◆ Given instruction ◆
Show all lines that include the string "this"; copy each one.

___ Record set ___

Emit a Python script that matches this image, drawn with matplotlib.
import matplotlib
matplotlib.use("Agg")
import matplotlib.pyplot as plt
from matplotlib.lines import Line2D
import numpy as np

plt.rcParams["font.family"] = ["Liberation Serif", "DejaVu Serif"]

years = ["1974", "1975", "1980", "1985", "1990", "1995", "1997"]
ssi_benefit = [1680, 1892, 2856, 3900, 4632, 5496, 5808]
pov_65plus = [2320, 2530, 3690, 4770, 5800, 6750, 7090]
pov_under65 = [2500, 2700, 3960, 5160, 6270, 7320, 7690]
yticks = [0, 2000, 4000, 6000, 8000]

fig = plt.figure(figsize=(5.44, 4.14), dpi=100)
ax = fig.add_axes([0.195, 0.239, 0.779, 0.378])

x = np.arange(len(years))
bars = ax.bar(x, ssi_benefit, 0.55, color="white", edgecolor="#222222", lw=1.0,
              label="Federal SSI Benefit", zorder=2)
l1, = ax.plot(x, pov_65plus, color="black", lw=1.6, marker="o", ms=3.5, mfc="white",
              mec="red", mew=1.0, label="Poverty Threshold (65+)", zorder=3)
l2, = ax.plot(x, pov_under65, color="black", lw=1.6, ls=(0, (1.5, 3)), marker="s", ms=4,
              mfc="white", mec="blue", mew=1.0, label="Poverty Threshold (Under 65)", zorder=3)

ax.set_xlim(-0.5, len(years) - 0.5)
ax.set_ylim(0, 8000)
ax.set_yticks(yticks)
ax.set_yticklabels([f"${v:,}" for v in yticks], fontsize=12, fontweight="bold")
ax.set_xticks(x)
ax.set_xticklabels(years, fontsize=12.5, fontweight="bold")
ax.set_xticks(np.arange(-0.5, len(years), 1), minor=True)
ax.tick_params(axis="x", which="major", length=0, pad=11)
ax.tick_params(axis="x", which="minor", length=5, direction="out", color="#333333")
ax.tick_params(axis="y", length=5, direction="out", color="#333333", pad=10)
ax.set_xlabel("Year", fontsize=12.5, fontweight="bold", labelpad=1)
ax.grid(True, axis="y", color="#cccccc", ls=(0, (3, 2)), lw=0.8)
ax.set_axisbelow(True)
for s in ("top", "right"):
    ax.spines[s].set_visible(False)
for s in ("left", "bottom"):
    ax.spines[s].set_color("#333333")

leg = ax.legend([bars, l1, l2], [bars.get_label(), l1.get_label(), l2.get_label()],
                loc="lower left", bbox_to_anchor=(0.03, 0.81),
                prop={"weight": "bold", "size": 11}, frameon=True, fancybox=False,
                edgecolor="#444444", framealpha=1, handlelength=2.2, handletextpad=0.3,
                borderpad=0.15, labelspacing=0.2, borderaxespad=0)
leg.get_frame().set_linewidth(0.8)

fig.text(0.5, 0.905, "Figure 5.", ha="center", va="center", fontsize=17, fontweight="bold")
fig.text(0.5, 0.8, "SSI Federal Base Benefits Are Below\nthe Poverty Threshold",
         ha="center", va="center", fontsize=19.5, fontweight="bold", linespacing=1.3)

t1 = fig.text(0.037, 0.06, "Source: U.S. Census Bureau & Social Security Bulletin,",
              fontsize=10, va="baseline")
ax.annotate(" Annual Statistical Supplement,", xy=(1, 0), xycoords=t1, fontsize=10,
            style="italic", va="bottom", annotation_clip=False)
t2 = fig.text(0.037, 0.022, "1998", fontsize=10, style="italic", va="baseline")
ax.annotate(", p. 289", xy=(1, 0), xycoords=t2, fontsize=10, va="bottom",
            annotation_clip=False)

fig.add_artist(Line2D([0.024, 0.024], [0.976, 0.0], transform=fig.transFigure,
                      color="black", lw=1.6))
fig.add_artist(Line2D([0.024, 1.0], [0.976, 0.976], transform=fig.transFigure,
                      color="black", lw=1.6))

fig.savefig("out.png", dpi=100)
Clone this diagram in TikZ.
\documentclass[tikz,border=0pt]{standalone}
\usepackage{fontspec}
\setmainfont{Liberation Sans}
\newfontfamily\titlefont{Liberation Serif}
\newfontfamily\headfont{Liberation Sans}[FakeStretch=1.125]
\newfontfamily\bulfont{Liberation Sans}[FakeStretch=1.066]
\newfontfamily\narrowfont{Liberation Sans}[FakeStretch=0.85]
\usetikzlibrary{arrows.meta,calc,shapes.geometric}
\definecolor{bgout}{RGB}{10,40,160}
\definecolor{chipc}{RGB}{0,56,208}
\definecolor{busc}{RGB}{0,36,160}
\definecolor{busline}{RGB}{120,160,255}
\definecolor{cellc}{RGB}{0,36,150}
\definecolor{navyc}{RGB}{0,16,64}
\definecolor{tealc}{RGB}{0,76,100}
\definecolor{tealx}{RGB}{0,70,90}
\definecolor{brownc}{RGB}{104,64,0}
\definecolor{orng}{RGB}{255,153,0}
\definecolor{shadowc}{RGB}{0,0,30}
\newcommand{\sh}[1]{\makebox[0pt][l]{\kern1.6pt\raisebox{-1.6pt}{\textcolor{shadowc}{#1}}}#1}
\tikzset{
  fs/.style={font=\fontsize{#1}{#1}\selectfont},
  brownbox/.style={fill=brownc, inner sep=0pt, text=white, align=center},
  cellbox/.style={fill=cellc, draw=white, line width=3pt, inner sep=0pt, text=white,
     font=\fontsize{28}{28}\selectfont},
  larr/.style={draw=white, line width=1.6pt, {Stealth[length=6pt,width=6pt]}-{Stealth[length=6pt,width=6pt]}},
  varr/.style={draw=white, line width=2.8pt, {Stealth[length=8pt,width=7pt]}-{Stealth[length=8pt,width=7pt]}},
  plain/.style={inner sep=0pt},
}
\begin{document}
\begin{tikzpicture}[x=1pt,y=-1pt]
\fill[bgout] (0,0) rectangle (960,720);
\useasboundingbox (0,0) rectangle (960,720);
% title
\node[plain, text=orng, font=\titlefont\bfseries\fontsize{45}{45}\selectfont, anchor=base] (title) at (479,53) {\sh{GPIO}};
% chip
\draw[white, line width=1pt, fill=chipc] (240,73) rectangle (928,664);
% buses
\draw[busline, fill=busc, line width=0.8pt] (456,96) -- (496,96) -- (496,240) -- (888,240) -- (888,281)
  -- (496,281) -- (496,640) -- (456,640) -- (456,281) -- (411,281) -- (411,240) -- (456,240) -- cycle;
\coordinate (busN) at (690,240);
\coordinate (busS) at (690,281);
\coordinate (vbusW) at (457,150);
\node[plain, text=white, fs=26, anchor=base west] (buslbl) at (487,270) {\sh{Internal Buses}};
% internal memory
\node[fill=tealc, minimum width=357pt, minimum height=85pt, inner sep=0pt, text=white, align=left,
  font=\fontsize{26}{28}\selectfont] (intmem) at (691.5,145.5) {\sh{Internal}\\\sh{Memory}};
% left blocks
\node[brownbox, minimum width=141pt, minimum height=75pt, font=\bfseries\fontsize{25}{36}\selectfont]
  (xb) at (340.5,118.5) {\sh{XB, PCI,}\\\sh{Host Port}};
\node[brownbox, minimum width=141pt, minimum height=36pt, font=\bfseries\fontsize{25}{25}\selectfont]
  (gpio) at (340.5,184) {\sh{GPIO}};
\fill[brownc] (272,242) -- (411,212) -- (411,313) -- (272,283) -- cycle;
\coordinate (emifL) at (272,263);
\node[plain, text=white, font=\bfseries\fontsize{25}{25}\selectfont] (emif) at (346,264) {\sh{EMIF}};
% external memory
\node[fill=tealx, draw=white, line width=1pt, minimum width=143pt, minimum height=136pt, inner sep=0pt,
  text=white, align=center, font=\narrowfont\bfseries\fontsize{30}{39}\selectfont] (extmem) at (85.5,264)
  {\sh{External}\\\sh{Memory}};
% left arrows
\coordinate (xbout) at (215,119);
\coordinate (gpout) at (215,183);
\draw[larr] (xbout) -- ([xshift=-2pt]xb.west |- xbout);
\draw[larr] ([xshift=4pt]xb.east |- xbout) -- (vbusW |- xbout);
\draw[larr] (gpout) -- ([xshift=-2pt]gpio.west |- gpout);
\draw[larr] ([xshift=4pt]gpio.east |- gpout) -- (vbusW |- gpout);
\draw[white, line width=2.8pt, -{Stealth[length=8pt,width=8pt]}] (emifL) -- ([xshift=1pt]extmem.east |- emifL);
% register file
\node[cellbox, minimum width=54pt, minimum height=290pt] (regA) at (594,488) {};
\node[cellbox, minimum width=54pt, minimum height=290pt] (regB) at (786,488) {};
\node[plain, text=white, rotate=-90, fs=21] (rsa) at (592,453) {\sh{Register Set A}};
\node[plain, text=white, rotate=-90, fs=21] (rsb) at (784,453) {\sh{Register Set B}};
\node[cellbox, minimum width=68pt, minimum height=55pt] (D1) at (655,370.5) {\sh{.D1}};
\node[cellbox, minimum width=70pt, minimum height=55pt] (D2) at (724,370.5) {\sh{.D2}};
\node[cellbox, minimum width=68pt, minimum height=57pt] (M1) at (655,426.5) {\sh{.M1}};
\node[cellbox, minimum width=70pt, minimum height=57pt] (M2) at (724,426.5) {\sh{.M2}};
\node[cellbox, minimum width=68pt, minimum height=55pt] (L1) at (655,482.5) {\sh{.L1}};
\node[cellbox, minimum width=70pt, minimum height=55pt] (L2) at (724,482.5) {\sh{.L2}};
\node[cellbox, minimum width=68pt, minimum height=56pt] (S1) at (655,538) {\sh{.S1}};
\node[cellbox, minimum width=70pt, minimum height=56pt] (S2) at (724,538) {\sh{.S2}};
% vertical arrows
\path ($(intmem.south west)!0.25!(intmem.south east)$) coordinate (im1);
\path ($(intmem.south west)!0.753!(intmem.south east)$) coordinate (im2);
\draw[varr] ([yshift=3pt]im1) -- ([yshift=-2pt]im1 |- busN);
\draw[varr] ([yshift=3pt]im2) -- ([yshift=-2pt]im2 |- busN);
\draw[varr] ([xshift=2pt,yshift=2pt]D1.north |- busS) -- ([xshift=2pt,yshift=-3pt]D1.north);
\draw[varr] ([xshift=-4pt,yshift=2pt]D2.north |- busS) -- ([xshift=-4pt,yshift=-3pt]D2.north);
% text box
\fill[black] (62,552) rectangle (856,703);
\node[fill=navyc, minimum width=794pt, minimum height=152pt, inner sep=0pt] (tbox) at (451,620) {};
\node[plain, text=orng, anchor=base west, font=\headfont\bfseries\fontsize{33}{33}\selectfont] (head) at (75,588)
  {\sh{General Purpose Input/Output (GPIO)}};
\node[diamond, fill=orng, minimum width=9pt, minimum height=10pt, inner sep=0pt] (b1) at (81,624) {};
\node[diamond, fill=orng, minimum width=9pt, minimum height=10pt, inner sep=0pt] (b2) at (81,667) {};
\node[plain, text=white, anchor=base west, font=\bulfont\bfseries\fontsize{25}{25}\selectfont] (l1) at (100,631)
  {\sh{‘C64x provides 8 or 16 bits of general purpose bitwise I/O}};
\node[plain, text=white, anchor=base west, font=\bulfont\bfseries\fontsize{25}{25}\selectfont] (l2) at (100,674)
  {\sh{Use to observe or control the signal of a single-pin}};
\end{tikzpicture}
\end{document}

___
___ Record set ___

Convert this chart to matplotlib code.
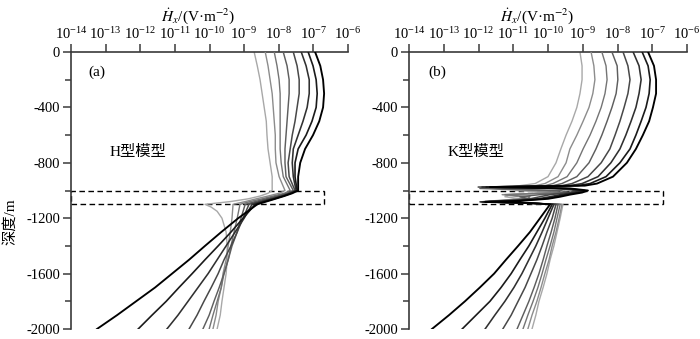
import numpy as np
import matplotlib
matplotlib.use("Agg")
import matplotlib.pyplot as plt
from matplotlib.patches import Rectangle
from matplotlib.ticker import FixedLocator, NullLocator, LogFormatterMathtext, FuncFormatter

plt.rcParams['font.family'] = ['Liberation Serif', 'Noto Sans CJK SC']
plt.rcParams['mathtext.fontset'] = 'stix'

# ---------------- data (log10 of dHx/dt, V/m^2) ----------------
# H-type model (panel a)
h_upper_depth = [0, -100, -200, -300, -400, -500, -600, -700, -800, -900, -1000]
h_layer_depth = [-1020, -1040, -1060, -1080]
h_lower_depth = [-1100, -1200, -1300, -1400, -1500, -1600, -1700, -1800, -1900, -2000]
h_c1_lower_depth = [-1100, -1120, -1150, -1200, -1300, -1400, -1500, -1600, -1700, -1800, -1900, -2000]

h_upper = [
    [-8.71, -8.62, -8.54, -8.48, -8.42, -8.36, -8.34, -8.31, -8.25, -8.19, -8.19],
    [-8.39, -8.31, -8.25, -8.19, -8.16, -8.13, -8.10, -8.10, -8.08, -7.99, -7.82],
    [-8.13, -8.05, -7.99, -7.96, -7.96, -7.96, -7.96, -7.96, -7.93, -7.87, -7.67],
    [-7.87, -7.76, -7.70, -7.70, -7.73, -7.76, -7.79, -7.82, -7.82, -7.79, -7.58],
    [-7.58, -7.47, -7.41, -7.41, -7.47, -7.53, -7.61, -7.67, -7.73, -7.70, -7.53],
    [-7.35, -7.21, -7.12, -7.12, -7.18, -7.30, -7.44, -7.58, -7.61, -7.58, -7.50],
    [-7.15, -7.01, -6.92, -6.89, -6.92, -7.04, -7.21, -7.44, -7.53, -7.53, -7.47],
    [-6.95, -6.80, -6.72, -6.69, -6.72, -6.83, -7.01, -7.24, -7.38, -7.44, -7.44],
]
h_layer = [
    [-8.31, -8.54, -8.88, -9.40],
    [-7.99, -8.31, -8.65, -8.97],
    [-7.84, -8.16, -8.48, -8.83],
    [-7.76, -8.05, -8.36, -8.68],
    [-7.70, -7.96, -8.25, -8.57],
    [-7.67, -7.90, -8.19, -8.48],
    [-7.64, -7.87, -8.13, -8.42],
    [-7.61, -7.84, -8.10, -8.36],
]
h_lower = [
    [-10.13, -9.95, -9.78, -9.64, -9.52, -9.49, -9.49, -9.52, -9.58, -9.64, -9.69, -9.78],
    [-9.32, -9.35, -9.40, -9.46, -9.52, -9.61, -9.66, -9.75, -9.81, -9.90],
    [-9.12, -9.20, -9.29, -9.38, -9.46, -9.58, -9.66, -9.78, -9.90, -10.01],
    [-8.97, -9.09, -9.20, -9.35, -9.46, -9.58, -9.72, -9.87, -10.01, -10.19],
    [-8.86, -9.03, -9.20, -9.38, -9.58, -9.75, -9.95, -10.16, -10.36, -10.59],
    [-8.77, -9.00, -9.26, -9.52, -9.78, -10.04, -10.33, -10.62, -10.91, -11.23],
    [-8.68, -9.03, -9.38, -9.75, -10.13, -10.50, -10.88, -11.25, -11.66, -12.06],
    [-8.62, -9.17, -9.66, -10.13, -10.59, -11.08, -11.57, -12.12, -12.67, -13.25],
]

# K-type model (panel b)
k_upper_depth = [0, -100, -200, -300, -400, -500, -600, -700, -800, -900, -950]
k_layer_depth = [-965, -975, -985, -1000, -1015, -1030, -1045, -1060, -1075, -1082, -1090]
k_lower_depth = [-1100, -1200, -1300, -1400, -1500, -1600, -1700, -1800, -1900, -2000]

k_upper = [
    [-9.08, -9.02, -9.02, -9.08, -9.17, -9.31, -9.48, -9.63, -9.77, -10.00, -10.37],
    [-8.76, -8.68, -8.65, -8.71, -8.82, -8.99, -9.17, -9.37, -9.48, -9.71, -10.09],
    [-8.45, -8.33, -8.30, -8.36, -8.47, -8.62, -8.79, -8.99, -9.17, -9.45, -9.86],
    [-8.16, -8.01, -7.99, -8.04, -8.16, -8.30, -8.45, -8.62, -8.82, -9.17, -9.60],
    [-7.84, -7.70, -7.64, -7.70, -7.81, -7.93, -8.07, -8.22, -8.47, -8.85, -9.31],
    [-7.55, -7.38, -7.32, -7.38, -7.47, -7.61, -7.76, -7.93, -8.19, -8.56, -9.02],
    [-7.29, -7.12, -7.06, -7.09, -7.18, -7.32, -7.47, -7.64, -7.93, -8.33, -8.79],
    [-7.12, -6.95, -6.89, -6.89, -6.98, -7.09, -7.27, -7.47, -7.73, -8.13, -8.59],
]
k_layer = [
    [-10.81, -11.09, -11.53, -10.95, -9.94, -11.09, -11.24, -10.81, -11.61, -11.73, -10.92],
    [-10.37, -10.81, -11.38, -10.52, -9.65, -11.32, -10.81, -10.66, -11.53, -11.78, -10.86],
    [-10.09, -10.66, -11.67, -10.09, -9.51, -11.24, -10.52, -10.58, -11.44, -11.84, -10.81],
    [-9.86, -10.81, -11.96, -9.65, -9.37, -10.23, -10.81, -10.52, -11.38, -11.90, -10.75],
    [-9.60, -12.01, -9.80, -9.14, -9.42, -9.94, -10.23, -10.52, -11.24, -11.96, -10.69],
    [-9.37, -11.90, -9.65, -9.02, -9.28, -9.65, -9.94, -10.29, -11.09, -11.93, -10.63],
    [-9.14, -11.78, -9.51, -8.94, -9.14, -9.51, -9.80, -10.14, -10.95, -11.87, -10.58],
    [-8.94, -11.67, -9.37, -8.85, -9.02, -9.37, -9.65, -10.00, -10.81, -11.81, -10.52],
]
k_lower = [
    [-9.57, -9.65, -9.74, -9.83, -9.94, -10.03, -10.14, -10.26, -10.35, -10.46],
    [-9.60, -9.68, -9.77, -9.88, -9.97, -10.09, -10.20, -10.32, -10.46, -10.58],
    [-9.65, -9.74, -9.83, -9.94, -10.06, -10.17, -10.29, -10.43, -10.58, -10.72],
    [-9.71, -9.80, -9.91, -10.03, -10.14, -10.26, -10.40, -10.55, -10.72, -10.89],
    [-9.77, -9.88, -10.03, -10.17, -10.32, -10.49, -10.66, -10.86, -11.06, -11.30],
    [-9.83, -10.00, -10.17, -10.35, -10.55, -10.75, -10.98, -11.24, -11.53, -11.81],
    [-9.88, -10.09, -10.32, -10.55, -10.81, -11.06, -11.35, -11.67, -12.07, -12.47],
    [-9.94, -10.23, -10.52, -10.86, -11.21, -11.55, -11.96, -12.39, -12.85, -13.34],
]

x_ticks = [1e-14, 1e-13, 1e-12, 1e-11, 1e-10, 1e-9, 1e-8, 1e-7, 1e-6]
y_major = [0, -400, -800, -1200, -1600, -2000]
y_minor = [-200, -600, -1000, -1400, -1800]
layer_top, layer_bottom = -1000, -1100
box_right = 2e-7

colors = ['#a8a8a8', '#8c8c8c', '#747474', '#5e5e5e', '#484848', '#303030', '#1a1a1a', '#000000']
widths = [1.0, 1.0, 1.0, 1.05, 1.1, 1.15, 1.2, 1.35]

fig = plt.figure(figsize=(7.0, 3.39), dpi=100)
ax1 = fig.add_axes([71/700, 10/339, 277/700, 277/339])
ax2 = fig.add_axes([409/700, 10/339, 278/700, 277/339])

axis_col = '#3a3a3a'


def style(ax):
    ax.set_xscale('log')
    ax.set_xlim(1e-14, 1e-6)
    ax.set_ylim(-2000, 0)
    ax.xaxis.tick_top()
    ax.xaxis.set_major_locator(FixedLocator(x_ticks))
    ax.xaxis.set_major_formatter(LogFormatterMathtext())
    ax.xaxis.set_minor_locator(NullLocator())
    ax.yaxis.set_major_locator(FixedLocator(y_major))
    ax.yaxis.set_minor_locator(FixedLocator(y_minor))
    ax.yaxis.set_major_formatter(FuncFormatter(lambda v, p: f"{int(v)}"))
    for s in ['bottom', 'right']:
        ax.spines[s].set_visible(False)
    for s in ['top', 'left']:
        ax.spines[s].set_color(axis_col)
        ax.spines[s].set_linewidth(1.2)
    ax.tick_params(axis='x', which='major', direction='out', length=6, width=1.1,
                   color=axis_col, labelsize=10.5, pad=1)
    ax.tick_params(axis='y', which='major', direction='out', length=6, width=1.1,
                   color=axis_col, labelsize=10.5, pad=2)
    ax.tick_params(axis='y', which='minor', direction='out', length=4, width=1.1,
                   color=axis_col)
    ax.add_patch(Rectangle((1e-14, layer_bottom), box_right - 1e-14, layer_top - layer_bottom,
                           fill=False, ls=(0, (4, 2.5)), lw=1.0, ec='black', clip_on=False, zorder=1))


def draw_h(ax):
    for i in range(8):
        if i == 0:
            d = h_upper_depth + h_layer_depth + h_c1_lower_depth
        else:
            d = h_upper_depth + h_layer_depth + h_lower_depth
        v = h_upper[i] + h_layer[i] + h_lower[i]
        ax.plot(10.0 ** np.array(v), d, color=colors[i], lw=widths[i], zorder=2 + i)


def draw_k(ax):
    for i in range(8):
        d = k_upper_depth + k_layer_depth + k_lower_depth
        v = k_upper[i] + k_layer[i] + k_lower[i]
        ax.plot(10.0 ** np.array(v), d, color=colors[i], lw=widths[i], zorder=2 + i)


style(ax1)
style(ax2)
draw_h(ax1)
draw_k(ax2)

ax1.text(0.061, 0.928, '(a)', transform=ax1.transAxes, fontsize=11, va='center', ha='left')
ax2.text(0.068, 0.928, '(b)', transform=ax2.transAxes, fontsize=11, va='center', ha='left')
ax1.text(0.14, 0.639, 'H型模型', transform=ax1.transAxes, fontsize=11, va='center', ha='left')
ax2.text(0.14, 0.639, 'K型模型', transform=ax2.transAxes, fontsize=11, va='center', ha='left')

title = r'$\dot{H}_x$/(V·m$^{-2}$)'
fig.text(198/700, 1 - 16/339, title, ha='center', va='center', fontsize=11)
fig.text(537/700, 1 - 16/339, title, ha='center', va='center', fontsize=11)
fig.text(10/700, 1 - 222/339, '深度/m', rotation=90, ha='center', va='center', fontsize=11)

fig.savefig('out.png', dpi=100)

___

◆ Task response ◆
Emit a Python script that matches this image, drawn with matplotlib.
Clone this diagram in TikZ.
Convert this chart to matplotlib code.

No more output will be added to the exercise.